Dan hanya dapat melihat dengan jelas apa yang ada di depan mata atau di dekat
kita, hanya memandang kegiatan-kegiatan yang berawal dari tempat kita berada.
Bagi
mereka yang hidup layak dan terjamin, tentu tidak akan menjadi hal yang sulit
untuk tetap memiliki kedudukan yang kuat, meski di tengah persaingan ekonomi
global. Tapi, bagi mereka yang ada di bawah, dihimpit kemiskinan, persoalannya
lebih jelas. Kemiskinan yang mencekik –dari segi material dan social-
menyempitkan dan membengkokkan pikiran, menumbuhkan rasa sakit hati dan
akhirnya membunuh jiwa raga yang bersangkutan. Jadi, benar dan pantas kiranya
apabila kita memusatkan perhatian pada mereka yang ada di urutan “terakhir”,
yaitu berjuta-juta orang yang sering tidak tampak, yang bergelimang kemiskinan,
lemah, tersisih, rentan dan tidak mempunyai kekuatan apapun.
Rakyat
dan Elite
Pada
tingkat local, orang yang mempunyai kekuatan dan berkuasa disebut elite. Mereka
berada di ujung lain dari mantra kehidupan orang-orang miskin. Keadaan jasmani
mereka lebih kuat, kehidupan mereka lebih terjamin. Kedudukan mereka yang kuat,
semakin dikukuhkan oleh factor-faktor seperti solidaritasnya sebagai suatu
kelas masyarakat, dan juga oleh ketidakberdayaan golongan miskin.

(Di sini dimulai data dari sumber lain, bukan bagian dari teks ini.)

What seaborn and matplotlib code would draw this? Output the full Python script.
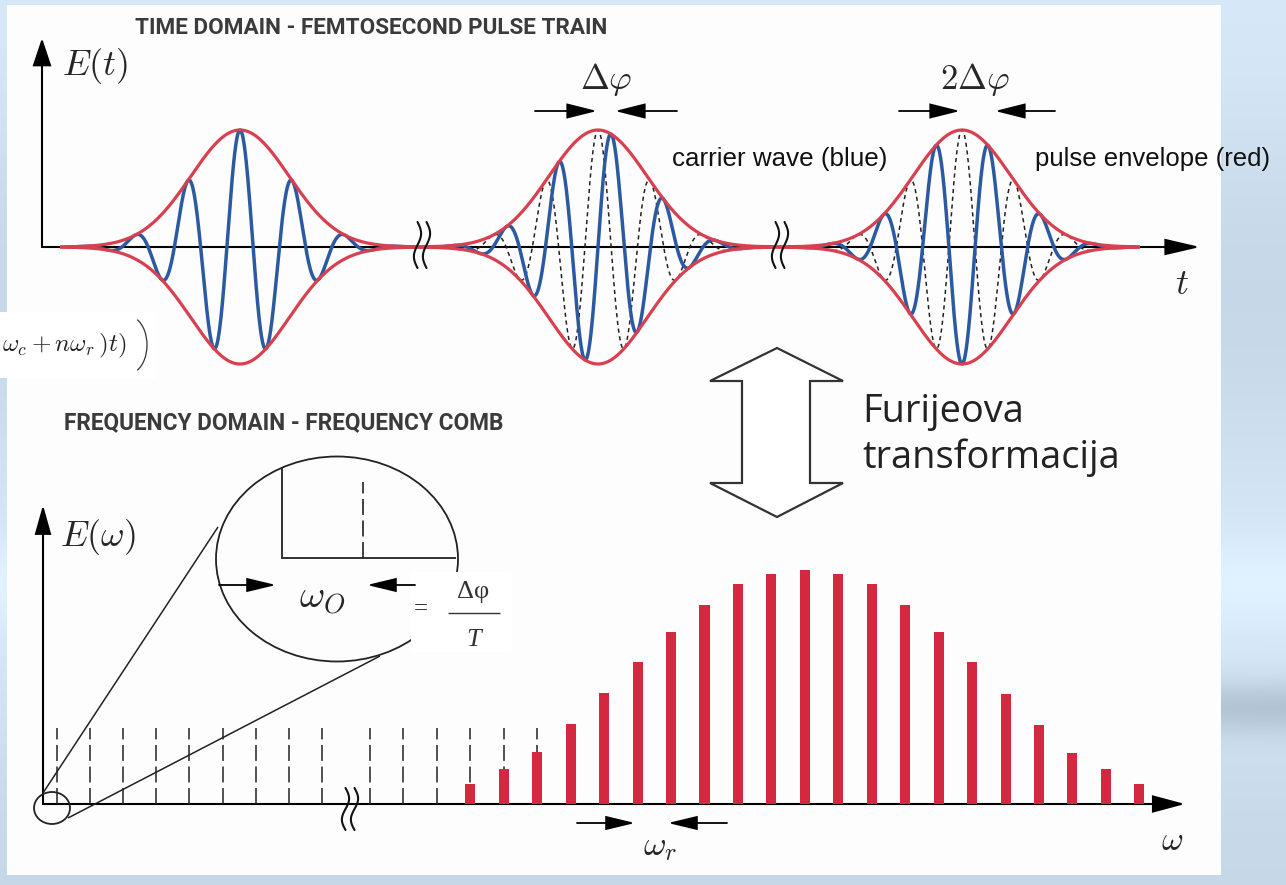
import numpy as np
import matplotlib
matplotlib.use("Agg")
import matplotlib.pyplot as plt
import seaborn as sns
from matplotlib.patches import Rectangle, Ellipse, Polygon, FancyArrowPatch, Arc

sns.set_theme(style="white")
plt.rcParams['font.family'] = ['DejaVu Sans']
plt.rcParams['mathtext.fontset'] = 'cm'
plt.rcParams['lines.scale_dashes'] = False
plt.rcParams['lines.solid_capstyle'] = 'butt'

# ---------------- data ----------------
pulse_phase_steps = [0, 1, 2]          # carrier-envelope phase of each pulse, in units of Δφ
delta_phi = np.pi / 2                  # Δφ (pulse-to-pulse phase slip)
comb_heights = [20, 35, 52, 80, 111, 142, 172, 199, 220, 230, 234,
                230, 220, 199, 172, 142, 110, 79, 51, 35, 20]
offset_teeth_left = 9                  # dashed reference teeth before the axis break
offset_teeth_right = 6                 # dashed reference teeth after the break
first_bar_tooth = 3                    # comb lines start at this right-hand tooth
header_time = "TIME DOMAIN - FEMTOSECOND PULSE TRAIN"
header_freq = "FREQUENCY DOMAIN - FREQUENCY COMB"
label_carrier = "carrier wave (blue)"
label_envelope = "pulse envelope (red)"
label_fourier = ["Furijeova", "transformacija"]

# ---------------- layout (pixels) ----------------
W, H, DPI = 1286, 885, 100
PX2PT = 72 / DPI
T_BASE, F_BASE = 247, 804
PULSE_X = [240, 598, 962]
PULSE_AMP, PULSE_SIG, PERIOD = 117, 49, 52.5
RED, BLUE, BAR = '#d8404f', '#2c5aa0', '#d3283f'

fig = plt.figure(figsize=(W / DPI, H / DPI), dpi=DPI)
fig.patch.set_facecolor('#cddfec')


def make_axes(base, z):
    a = fig.add_axes([0, 0, 1, 1])
    a.set_xlim(0, W)
    if base is None:
        a.set_ylim(H, 0)
    else:
        a.set_ylim(base - H, base)
    a.axis('off')
    a.set_zorder(z)
    return a


def arrow(ax, x0, y0, x1, y1, hl=24, hw=7, lw=1.4, color='black', z=6):
    style = f"-|>,head_length={hl * PX2PT},head_width={hw * PX2PT}"
    ax.add_patch(FancyArrowPatch((x0, y0), (x1, y1), arrowstyle=style, mutation_scale=1,
                                 lw=lw, color=color, shrinkA=0, shrinkB=0, zorder=z,
                                 joinstyle='miter'))


def fit_width(t, w):
    r = fig.canvas.get_renderer()
    bb = t.get_window_extent(renderer=r)
    t.set_fontsize(t.get_fontsize() * w / bb.width)
    return t.get_fontsize()


# ---------------- background ----------------
bg = make_axes(None, 0)
gy = np.linspace(0, 1, 300)[:, None]
gx = np.linspace(0, 1, 400)[None, :]
base = np.array([0.81, 0.88, 0.94])
shade = (0.03 * np.cos(3 * np.pi * gy) - 0.12 * np.exp(-((gy - 0.80) / 0.03) ** 2) * gx
         + 0.04 * np.exp(-((gy - 0.66) / 0.05) ** 2))
img = np.clip(base[None, None, :] + shade[..., None], 0, 1)
bg.imshow(img, extent=(0, W, H, 0), aspect='auto', interpolation='bilinear', zorder=0)
bg.add_patch(Rectangle((7, 5), 1214, 870, fc='#fdfdfd', ec='none', zorder=1))
bg.set_xlim(0, W)
bg.set_ylim(H, 0)

# ---------------- time domain ----------------
ax_t = make_axes(T_BASE, 1)
arrow(ax_t, 42, 0, 42, T_BASE - 38, hl=24, hw=8, lw=1.5, z=2)
arrow(ax_t, 42, 0, 1200, 0, hl=30, hw=7, lw=1.5, z=2)

k = 2 * np.pi / PERIOD
for cx, n in zip(PULSE_X, pulse_phase_steps):
    xs = np.linspace(cx - 175, cx + 175, 1400)
    env = PULSE_AMP * np.exp(-(xs - cx) ** 2 / (2 * PULSE_SIG ** 2))
    if n > 0:
        ax_t.plot(xs, env * np.cos(k * (xs - cx)), color='#222222', lw=1.1,
                  ls=(0, (3.0, 2.6)), zorder=3)
    sns.lineplot(x=xs, y=env * np.cos(k * (xs - cx) - n * delta_phi), ax=ax_t,
                 color=BLUE, lw=2.5, estimator=None, sort=False, zorder=4)

xe = np.linspace(60, 1140, 4000)
env_all = sum(PULSE_AMP * np.exp(-(xe - c) ** 2 / (2 * PULSE_SIG ** 2)) for c in PULSE_X)
for sgn in (1, -1):
    sns.lineplot(x=xe, y=sgn * env_all, ax=ax_t, color=RED, lw=2.3,
                 estimator=None, sort=False, zorder=5)
ax_t.set_xlim(0, W)
ax_t.set_ylim(T_BASE - H, T_BASE)
ax_t.axis('off')

# ---------------- frequency domain ----------------
ax_f = make_axes(F_BASE, 1)
arrow(ax_f, 43, 0, 43, F_BASE - 505, hl=25, hw=7, lw=1.5, z=2)
arrow(ax_f, 43, 0, 1185, 0, hl=28, hw=7.5, lw=1.5, z=2)

left_x = 57 + 33.1 * np.arange(offset_teeth_left)
right_x = 370 + 33.45 * np.arange(offset_teeth_right)
ax_f.vlines(np.concatenate([left_x, right_x]), 0, 76, colors='#222222', lw=1.1,
            linestyles=[(0, (11.5, 4.0))], zorder=2)
bar_x = 370 + 33.45 * (first_bar_tooth + np.arange(len(comb_heights)))
sns.barplot(x=bar_x, y=comb_heights, native_scale=True, width=0.3, color=BAR,
            saturation=1, errorbar=None, linewidth=0, ax=ax_f, zorder=3)
ax_f.set_xlim(0, W)
ax_f.set_ylim(F_BASE - H, F_BASE)
ax_f.axis('off')

# ---------------- overlay (pixel coords, y down) ----------------
ax = make_axes(None, 2)


def break_mark(xc, yc, h, z=7):
    t = np.linspace(0, 1, 60)
    for off in (-4.5, 4.5):
        ax.plot(xc + off + 3.6 * np.sin(2 * np.pi * t), yc - h / 2 + h * t,
                color='#111111', lw=1.5, zorder=z, solid_capstyle='round')


break_mark(422, 245, 46)
break_mark(780, 245, 46)
break_mark(350, 809, 42)

# headers
hfam = ['Liberation Sans Narrow', 'Roboto', 'DejaVu Sans']
t1 = ax.text(135, 28, header_time, ha='left', va='center', fontweight='bold',
             color='#3b3b3b', family=hfam, fontsize=14, zorder=8)
fit_width(t1, 473)
t2 = ax.text(64, 423, header_freq, ha='left', va='center', fontweight='bold',
             color='#3b3b3b', family=hfam, fontsize=14, zorder=8)
fit_width(t2, 440)

# axis labels
ax.text(62, 66, r'$E(t)$', ha='left', va='center', fontsize=26, zorder=8)
ax.text(1182, 284, r'$t$', ha='center', va='center', fontsize=26, zorder=8)
ax.text(60, 537, r'$E(\omega)$', ha='left', va='center', fontsize=26, zorder=8)
ax.text(1172, 840, r'$\omega$', ha='center', va='center', fontsize=24, zorder=8)

# Δφ markers
ax.text(606, 80, r'$\Delta\varphi$', ha='center', va='center', fontsize=25, zorder=8)
arrow(ax, 535, 111, 597, 111, hl=26, hw=6.5, lw=1.3)
arrow(ax, 677, 111, 615, 111, hl=26, hw=6.5, lw=1.3)
ax.text(975, 80, r'$2\Delta\varphi$', ha='center', va='center', fontsize=25, zorder=8)
arrow(ax, 899, 111, 960, 111, hl=26, hw=6.5, lw=1.3)
arrow(ax, 1055, 111, 995, 111, hl=26, hw=6.5, lw=1.3)

# legend-like labels
lfam = ['Liberation Sans', 'DejaVu Sans']
t3 = ax.text(672, 166, label_carrier, ha='left', va='baseline', family=lfam,
             fontsize=16, color='#111111', zorder=8)
fit_width(t3, 216)
t4 = ax.text(1035, 166, label_envelope, ha='left', va='baseline', family=lfam,
             fontsize=16, color='#111111', zorder=8)
fit_width(t4, 235)

# formula fragment at the left
ax.add_patch(Rectangle((0, 312), 156, 66, fc='white', ec='none', zorder=3))
ax.text(2, 346, r'$\omega_c + n\omega_r\,)t)$', ha='left', va='center',
        fontsize=18, color='#222222', zorder=4)
ax.add_patch(Arc((128, 345), 38, 58, theta1=-70, theta2=70, color='#333333',
                 lw=0.9, zorder=4))

# Fourier transform double arrow
ax.add_patch(Polygon([(777, 348), (843, 381), (810, 381), (810, 483), (843, 483),
                      (777, 517), (710, 483), (742, 483), (742, 381), (710, 381)],
                     closed=True, fc='white', ec='#333333', lw=1.6, zorder=4,
                     joinstyle='miter'))
ffam = ['Open Sans', 'DejaVu Sans']
t5 = ax.text(862, 468, label_fourier[1], ha='left', va='baseline', family=ffam,
             fontsize=26, color='#222222', zorder=8)
fs = fit_width(t5, 258)
ax.text(862, 422, label_fourier[0], ha='left', va='baseline', family=ffam,
        fontsize=fs, color='#222222', zorder=8)

# magnifier
ax.add_patch(Ellipse((52, 808), 36, 32, fill=False, ec='#222222', lw=1.3, zorder=4))
ax.add_patch(Ellipse((337, 559), 242, 205, fill=False, ec='#222222', lw=1.3, zorder=4))
ax.plot([43, 218], [793, 527], color='#222222', lw=1.1, zorder=4)
ax.plot([68, 380], [818, 656], color='#222222', lw=1.1, zorder=4)
ax.plot([282, 282, 456], [468, 558, 558], color='#222222', lw=1.3, zorder=4,
        solid_joinstyle='miter')
ax.plot([363, 363], [558, 482], color='#222222', lw=1.2, ls=(0, (11.5, 4.0)), zorder=4)
arrow(ax, 219, 585, 276, 585, hl=25, hw=6, lw=1.3)
arrow(ax, 415, 585, 367, 585, hl=25, hw=6, lw=1.3)
ax.text(322, 598, r'$\omega_O$', ha='center', va='center', fontsize=28, zorder=8)

ax.add_patch(Rectangle((411, 572), 100, 80, fc='white', ec='none', zorder=5))
sfam = ['Liberation Serif', 'DejaVu Serif']
ax.text(421, 609, '=', ha='center', va='center', family=sfam, fontsize=18,
        color='#333333', zorder=8)
ax.text(473, 592, 'Δφ', ha='center', va='center', family=sfam, fontsize=19,
        color='#333333', zorder=8)
ax.plot([448, 500], [613, 613], color='#333333', lw=1.0, zorder=8)
ax.text(474, 640, 'T', ha='center', va='center', family=sfam, style='italic',
        fontsize=19, color='#333333', zorder=8)

# ω_r spacing marker
arrow(ax, 577, 823, 635, 823, hl=25, hw=6, lw=1.3)
arrow(ax, 727, 823, 668, 823, hl=25, hw=6, lw=1.3)
ax.text(660, 846, r'$\omega_r$', ha='center', va='center', fontsize=25, zorder=8)

ax.set_xlim(0, W)
ax.set_ylim(H, 0)

fig.savefig('out.png', dpi=DPI, facecolor=fig.get_facecolor())
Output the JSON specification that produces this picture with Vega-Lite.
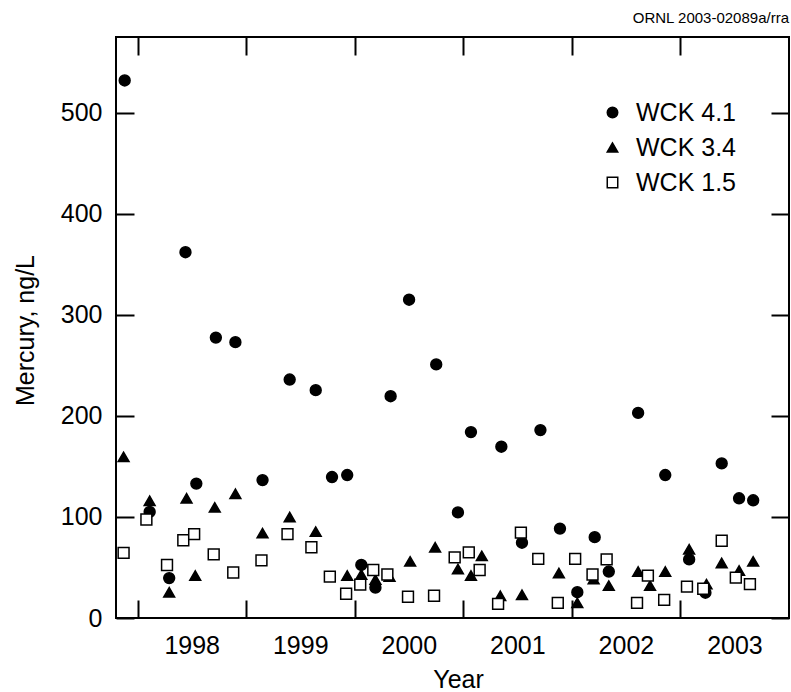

Dalam
kedudukannya itu, mereka mempunyai hambatan cultural dan structural. Hambatan
itu langsung muncul dan tampak dalam bentuk bias dalam pemikiran dan tindakan.
Barangkali secara mental-spiritual, golongan ini bisa melakukan transendensi
nilai-nilai dan mengatasi kesadaran kelasnya untuk berorientasi kepada golongan
kecil. Tapi secara structural, hambatan menuju ke realisasi orientasi itu
memang tidak mudah untuk diatasi.
Hanya
dengan otokritik-lah, jalan keluar untuk mengatasi hambatan itu menjadi
terbuka. Dan langkah pertama untuk menembus hambatan tersebut adalah dengan
mendalami arti penting kata-kata “dari rakyat”, “oleh rakyat”, dan “untuk
rakyat”.
Akhirnya,
di hari pahlawan ini semoga kita menjadi paham bahwa seseorang disebut sebagai
pahlawan karena ia mampu meruntuhkan episode ketidakberdayaan, kemiskinan dan
kemandulan peradaban dengan sebuah kebangkitan. Akar dari kebangkitan adalah
kecemasan. Jadi, sudah seharusnya kita diliputi kecemasan luar biasa sehingga
kita harus bergerak. Di sinilah sebuah paradoks terpampang dalam layar
peradaban: sebagian merasakannya, dan sebagian yang lain tidak. Bagi yang
merasakannya, akan didera kecemasan dan ketakutan, lalu bergerak dan menjadi
pahlawan. Sementara bagi yang tidak, akan bersikap dingin terhadap kepahitan
itu, lantas diam menjadi orang-orang awam, atau bahkan kolaborator penjajah,
stagnan hingga arus menenggelamkan mereka.
Adalah kita yang harus memilih, untuk terlahir dari rahim kecemasan ataukah rahim kenyamanan?